Gonzaga sputters in crunch time, falls to BYU in rare close game
It looked like No. 1 Gonzaga was going to treat BYU the same way it treated its first 17 WCC game this season.
Gonzaga went in front 18-2 and yet another double-digit victory was taking shape – all on Senior Night in front of a roaring crowd of 6,000 Saturday at the McCarthey Athletic Center as the Zags tried to put the finishing touches on the first unbeaten regular season in program history.
And then it flipped. BYU pulled it together at both ends of the floor and closed within six at halftime.
GU temporarily rebuilt its lead to 12, but the Cougars wouldn’t go away. They clawed ahead with 8:35 left – just the third time this season GU trailed in a second half and the first time since Pacific on Dec. 31. It was back-and-forth the rest of the way.
The Zags haven’t been in a white-knuckle game in a while and it looked like it.
Gonzaga turned the ball over, couldn’t make free throws, couldn’t get defensive stops and watched BYU make all the key plays in the final two minutes.
The Cougars dug out a 79-71 win, spoiling GU’s Senior Night and its bid for a perfect regular season.
“Nothing in practice is exactly like the game, including end-of-game situations,” junior guard Nigel Williams-Goss said. “Obviously, we haven’t been in that situation. I don’t think we executed as well as we could have. We have to learn from it and get better going down the stretch.”
In the final 2 minutes, Gonzaga gave up a driving layup to Elijah Bryant, an open jumper to Eric Mika and a putback to Corbin Kaufusi.
At the offensive end, the Zags misfired on a good look in the lane before sophomore guard Josh Perkins committed turnovers on the next two possessions.
“There were some breakdowns we had at the end,” senior guard Jordan Mathews said. “We missed a box-out, we should have made our free throws. Those came back to bite us tonight.

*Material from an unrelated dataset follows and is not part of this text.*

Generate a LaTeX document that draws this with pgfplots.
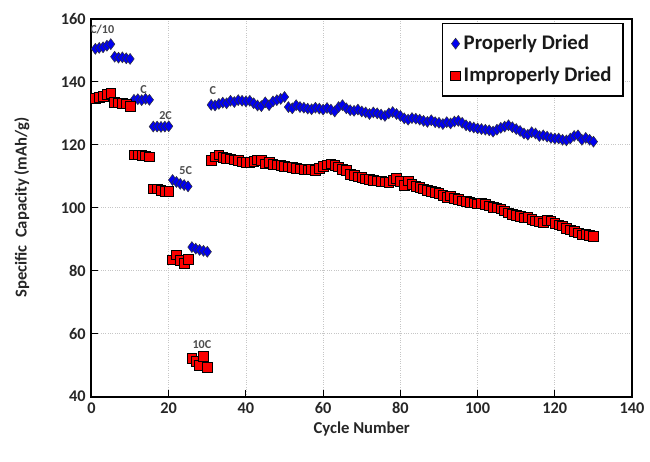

“The season’s not over. It is a great season. I know every other team would love to be 29-1. We’d love to be 30-0, but we’re 29-1. Go back to the drawing board on Monday.”
Gonzaga’s defense, a cornerstone throughout the season, yielded 44 second-half points. Mika, BYU’s sophomore center who was held in check in Gonzaga’s 85-75 win in Provo earlier this month, broke loose for 29 points and 11 rebounds.
The Cougars had 12 offensive rebounds and a 15-8 edge in second-chance points.
“Our defense in the second half wasn’t the best,” GU senior center Przemek Karnowski said. “We based our team on defense this season and that’s what we took pride in. We just have to get better defending 1-on-1, help-side, rebounding. Everything.
“Mika was hitting shots. We decided not to double and (Collins) and J3 (Johnathan Williams) had to deal with him 1-on-1. He’s a good player and he was hitting those tough shots.”
Mika had company as freshman guard TJ Haws buried five 3-pointers and scored 17 points and Bryant, in addition to playing solid defensively against Williams-Goss, chipped in 14 points.
“Obviously, we didn’t play defense up to the level we should be playing,” junior guard Silas Melson said. “It’s all on us. The coaches threw everything out there that we needed to know, we just didn’t execute it.
“We let Haws get hot in the first half, we can’t do that. We let Mika expose us. It was self-explanatory.”